GOAL — Return nothing but the lines from the one with "Recreate this image" through the one with "import * as" in the data below, word for word and without pictures.

RECORD SET —
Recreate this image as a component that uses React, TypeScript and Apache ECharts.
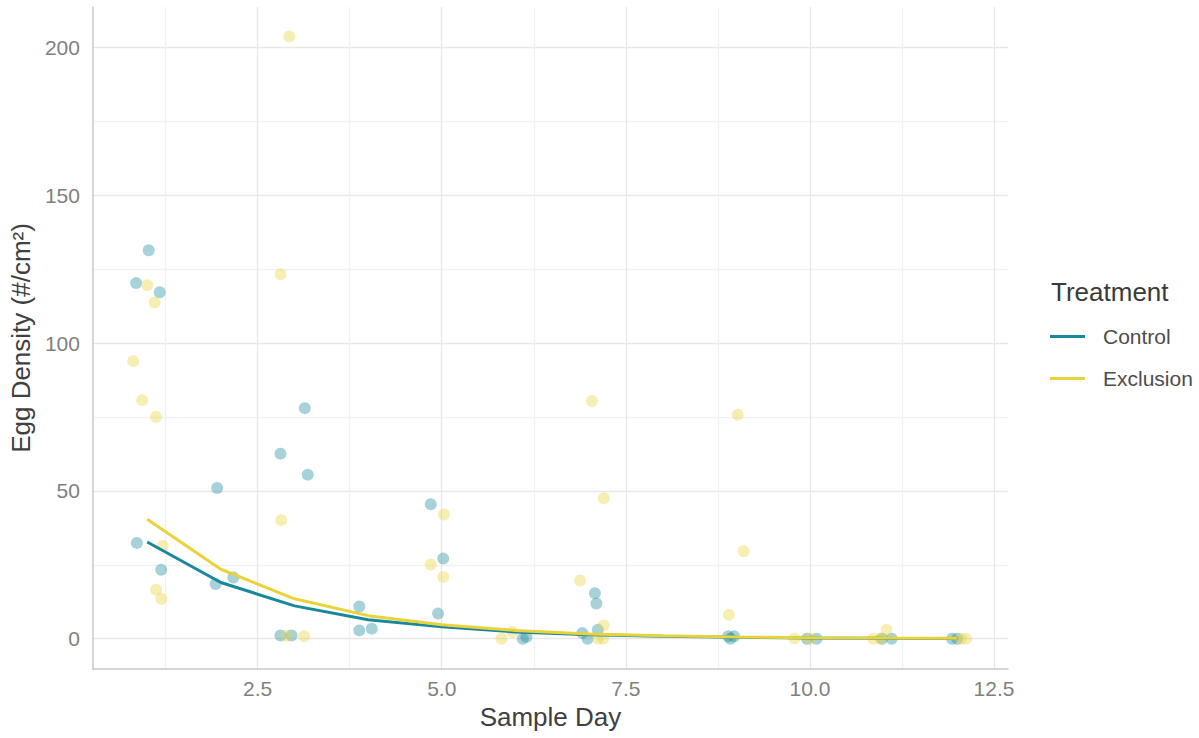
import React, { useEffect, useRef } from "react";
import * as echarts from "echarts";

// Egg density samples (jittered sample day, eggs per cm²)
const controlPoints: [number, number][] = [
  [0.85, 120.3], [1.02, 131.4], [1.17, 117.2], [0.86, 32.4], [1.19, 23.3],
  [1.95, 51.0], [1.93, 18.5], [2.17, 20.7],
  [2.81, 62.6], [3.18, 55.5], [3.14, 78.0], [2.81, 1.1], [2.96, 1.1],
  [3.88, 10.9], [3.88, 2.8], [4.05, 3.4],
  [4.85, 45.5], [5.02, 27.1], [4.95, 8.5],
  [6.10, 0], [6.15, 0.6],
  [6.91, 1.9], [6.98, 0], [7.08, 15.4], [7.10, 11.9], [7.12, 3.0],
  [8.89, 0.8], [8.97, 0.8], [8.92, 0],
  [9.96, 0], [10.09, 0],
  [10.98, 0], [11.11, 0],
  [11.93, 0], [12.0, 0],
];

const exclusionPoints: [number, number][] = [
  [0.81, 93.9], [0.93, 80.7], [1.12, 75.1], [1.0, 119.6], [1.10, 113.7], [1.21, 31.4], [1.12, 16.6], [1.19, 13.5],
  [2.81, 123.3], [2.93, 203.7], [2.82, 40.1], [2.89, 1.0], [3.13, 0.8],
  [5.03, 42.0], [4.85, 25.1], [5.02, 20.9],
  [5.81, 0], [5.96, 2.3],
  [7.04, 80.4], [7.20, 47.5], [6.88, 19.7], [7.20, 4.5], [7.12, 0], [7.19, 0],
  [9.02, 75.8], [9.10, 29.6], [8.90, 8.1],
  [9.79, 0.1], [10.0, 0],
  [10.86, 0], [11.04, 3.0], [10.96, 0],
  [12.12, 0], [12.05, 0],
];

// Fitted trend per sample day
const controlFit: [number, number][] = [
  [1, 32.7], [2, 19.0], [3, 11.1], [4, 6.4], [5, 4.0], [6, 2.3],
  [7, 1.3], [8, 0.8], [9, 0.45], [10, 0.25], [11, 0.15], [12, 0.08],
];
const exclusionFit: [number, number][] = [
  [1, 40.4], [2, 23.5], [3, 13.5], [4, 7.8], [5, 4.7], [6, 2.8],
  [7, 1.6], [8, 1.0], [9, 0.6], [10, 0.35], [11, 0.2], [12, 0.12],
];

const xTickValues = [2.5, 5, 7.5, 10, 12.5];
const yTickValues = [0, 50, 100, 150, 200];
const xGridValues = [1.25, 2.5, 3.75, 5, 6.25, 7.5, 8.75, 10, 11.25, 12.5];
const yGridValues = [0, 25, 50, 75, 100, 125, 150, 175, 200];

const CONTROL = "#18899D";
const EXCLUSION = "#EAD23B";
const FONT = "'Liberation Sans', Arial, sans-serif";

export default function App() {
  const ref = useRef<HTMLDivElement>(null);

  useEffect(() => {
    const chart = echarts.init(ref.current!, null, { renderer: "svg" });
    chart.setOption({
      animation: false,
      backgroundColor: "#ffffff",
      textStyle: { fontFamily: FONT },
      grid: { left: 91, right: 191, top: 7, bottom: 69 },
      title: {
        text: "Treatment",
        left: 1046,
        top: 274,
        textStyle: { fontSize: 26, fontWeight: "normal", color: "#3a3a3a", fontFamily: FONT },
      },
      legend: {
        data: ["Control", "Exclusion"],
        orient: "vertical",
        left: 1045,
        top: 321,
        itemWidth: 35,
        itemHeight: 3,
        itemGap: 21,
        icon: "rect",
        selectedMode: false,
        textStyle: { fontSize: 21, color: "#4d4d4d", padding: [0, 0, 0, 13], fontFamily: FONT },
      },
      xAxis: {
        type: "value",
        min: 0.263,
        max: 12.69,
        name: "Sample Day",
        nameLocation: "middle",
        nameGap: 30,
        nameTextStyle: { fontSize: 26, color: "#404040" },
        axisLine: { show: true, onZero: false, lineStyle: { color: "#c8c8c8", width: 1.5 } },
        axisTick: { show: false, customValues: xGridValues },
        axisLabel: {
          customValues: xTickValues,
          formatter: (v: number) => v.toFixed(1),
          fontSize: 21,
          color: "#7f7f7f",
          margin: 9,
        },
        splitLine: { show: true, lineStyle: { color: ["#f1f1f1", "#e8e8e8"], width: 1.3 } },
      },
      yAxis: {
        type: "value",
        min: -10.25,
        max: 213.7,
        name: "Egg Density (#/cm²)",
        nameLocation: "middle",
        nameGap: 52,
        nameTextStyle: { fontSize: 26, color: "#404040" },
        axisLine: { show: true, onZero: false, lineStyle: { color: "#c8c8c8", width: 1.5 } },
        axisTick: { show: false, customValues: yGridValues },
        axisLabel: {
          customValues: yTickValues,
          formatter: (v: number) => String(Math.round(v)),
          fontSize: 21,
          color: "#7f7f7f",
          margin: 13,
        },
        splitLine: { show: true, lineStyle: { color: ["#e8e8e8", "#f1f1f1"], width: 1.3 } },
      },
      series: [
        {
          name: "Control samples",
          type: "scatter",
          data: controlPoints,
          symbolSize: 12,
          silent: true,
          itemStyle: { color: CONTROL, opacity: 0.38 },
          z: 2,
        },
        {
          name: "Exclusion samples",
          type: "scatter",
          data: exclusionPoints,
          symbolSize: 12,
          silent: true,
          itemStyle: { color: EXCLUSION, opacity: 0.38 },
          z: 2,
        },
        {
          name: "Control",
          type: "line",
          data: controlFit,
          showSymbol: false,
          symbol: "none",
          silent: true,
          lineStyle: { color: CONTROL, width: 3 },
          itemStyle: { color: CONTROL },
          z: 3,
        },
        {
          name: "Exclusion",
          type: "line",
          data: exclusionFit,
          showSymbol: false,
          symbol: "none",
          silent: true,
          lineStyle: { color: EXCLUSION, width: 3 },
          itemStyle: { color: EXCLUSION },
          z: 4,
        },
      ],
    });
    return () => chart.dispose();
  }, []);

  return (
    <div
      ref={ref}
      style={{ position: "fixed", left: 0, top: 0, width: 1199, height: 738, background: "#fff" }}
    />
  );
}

...

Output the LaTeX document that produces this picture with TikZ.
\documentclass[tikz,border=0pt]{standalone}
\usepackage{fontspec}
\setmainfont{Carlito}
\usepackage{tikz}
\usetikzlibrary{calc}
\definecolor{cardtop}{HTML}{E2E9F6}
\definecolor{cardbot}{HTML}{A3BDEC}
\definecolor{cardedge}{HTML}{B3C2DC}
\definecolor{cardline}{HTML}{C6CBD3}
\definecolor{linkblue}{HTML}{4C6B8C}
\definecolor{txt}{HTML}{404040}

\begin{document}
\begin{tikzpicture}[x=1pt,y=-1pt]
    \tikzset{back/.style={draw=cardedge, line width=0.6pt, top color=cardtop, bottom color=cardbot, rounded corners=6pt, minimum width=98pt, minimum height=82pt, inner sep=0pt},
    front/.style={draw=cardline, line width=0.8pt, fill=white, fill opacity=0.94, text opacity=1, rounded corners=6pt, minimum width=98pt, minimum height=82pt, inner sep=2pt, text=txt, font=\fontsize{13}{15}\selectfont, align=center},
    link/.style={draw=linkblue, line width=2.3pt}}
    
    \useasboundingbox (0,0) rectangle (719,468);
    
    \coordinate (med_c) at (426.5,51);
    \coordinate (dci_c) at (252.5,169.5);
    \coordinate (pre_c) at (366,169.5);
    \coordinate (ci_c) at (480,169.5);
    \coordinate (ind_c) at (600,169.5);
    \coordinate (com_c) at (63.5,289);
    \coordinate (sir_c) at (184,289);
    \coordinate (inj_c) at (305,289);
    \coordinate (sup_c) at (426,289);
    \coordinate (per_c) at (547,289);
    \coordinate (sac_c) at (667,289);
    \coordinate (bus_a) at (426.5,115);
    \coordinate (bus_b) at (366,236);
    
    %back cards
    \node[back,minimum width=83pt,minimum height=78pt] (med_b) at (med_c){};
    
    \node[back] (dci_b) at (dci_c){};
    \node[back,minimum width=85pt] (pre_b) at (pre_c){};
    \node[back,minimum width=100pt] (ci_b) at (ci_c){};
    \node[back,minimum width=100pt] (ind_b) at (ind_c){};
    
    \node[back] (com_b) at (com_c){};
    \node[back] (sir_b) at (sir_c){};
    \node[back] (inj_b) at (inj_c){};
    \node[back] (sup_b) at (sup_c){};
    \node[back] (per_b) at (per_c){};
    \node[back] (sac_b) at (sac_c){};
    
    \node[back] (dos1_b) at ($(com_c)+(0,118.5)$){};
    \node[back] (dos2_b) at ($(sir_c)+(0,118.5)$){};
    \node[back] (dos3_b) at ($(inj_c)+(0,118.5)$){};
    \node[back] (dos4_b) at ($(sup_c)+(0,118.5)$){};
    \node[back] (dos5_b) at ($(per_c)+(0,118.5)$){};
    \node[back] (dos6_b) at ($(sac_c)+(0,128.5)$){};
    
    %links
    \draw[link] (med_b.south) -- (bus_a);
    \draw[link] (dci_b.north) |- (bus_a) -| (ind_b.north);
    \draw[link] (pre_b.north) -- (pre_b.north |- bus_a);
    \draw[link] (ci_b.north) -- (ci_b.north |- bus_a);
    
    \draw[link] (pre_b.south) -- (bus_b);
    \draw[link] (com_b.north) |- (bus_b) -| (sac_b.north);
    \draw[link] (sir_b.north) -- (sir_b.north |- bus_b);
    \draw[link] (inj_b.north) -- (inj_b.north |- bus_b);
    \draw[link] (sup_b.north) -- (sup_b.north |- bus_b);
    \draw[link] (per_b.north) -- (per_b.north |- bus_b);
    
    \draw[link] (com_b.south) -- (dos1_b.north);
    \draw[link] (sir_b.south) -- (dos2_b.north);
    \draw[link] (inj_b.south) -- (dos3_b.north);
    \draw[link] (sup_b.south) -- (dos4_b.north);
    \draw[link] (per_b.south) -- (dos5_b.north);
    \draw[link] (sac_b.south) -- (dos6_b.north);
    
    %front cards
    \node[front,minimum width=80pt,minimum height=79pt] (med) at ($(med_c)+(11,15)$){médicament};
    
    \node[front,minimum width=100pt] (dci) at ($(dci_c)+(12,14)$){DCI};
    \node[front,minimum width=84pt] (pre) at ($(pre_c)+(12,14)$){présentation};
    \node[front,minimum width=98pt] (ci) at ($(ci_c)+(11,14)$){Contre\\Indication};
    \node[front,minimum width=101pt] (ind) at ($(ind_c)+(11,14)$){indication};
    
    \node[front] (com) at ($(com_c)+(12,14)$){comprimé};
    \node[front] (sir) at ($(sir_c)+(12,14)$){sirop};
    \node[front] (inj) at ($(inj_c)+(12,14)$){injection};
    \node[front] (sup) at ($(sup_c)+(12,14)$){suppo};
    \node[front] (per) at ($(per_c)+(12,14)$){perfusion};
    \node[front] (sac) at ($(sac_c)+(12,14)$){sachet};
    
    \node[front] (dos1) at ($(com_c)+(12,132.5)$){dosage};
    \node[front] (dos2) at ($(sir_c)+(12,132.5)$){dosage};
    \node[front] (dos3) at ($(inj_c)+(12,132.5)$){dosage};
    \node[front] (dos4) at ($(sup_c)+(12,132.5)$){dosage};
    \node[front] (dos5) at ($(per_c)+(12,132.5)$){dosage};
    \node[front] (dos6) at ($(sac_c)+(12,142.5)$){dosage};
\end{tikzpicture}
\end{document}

SOLUTION TO THE PROBLEM —
Recreate this image as a component that uses React, TypeScript and Apache ECharts.
import React, { useEffect, useRef } from "react";
import * as echarts from "echarts";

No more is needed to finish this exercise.